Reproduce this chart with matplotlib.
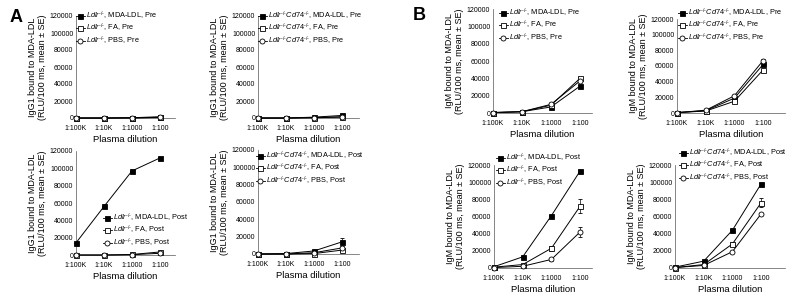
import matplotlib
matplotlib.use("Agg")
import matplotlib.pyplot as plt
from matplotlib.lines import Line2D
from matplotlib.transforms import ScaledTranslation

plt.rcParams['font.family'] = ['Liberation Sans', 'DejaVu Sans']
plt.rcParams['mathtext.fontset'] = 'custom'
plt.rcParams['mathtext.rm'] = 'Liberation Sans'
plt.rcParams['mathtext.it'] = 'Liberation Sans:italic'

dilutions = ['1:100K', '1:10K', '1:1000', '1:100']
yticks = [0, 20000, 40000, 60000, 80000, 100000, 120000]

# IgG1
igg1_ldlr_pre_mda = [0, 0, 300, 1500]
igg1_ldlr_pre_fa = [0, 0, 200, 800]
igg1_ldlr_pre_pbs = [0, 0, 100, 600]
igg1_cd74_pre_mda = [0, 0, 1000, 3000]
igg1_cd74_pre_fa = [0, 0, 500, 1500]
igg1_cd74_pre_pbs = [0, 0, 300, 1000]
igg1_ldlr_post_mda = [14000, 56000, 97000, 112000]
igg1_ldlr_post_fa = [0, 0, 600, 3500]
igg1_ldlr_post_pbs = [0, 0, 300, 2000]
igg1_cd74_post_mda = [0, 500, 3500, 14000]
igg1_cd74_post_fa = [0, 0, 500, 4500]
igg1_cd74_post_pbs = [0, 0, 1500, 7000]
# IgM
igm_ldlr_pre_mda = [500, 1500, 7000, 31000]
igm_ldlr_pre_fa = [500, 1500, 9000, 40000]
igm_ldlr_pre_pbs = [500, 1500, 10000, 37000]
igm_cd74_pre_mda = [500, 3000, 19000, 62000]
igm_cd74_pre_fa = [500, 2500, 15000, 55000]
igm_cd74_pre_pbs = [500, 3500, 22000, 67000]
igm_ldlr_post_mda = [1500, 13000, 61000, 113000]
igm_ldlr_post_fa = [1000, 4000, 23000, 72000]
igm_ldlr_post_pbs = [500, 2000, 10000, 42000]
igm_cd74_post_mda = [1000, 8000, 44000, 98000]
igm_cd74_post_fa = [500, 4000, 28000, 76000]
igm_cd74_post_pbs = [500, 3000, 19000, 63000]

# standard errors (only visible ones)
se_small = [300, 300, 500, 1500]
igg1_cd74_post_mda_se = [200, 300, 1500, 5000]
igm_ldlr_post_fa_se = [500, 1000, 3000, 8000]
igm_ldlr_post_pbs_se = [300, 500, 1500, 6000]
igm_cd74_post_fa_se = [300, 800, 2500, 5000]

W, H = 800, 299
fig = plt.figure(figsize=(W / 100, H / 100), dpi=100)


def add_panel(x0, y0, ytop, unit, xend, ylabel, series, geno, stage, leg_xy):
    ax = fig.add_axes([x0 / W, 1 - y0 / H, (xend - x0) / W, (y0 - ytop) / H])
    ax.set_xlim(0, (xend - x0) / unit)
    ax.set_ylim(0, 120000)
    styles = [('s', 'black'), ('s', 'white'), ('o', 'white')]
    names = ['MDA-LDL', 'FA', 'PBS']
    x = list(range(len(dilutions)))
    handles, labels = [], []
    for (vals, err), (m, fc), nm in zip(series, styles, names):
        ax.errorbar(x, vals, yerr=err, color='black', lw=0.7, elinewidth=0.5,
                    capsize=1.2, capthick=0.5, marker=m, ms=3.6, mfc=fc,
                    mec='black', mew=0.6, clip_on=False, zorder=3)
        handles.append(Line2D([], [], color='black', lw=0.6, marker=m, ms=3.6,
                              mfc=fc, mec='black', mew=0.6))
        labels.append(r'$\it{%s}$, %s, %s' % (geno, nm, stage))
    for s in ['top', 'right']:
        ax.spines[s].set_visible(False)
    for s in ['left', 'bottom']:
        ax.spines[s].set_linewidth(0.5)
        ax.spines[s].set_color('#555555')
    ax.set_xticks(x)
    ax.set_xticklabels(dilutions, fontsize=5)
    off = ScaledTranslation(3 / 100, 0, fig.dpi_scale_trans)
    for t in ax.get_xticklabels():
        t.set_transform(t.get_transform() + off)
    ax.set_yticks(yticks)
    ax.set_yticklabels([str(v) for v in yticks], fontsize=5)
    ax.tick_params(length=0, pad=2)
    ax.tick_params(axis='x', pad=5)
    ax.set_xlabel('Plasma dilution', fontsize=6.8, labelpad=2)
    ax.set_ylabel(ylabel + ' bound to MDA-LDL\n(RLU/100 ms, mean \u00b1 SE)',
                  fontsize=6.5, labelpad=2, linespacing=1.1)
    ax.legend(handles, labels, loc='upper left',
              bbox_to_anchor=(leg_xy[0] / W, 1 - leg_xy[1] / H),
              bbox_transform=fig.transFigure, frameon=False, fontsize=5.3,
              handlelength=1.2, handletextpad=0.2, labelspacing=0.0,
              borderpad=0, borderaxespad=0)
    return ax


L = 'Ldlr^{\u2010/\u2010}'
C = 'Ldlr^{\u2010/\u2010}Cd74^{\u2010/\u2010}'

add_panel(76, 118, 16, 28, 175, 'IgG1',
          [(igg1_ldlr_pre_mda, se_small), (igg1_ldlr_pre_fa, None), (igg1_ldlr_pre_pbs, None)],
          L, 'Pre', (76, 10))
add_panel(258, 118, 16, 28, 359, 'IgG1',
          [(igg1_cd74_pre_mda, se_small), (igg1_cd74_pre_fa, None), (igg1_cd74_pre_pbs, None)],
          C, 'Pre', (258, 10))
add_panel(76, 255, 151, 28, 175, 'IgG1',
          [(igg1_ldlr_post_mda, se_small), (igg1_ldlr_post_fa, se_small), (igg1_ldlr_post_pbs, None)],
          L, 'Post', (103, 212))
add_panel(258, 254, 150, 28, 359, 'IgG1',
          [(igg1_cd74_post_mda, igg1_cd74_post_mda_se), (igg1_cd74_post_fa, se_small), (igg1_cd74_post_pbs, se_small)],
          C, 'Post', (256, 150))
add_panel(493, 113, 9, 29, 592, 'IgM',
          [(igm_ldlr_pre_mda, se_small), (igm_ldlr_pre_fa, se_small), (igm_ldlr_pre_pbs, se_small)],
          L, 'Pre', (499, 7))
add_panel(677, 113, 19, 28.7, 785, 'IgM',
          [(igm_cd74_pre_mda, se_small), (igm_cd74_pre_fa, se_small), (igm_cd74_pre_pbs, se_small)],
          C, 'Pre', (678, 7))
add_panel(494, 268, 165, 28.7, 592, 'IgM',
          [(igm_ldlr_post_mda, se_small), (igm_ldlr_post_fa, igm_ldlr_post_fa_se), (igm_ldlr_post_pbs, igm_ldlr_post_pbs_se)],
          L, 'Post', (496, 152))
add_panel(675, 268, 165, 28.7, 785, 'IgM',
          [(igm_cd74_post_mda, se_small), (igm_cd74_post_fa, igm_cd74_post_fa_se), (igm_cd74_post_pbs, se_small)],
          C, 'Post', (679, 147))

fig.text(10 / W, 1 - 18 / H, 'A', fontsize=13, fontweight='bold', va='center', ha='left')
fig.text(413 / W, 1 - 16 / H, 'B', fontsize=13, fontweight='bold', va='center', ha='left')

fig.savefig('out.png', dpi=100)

■ ■ ■

**Work instructions:** Everything from the top line of the data down to and including the line with "yticks = [0, 20000, 40000, 60000, 80000, 100000, 120000]" is to be copied, except the pictures.

**Written solution:**
Reproduce this chart with matplotlib.
import matplotlib
matplotlib.use("Agg")
import matplotlib.pyplot as plt
from matplotlib.lines import Line2D
from matplotlib.transforms import ScaledTranslation

plt.rcParams['font.family'] = ['Liberation Sans', 'DejaVu Sans']
plt.rcParams['mathtext.fontset'] = 'custom'
plt.rcParams['mathtext.rm'] = 'Liberation Sans'
plt.rcParams['mathtext.it'] = 'Liberation Sans:italic'

dilutions = ['1:100K', '1:10K', '1:1000', '1:100']
yticks = [0, 20000, 40000, 60000, 80000, 100000, 120000]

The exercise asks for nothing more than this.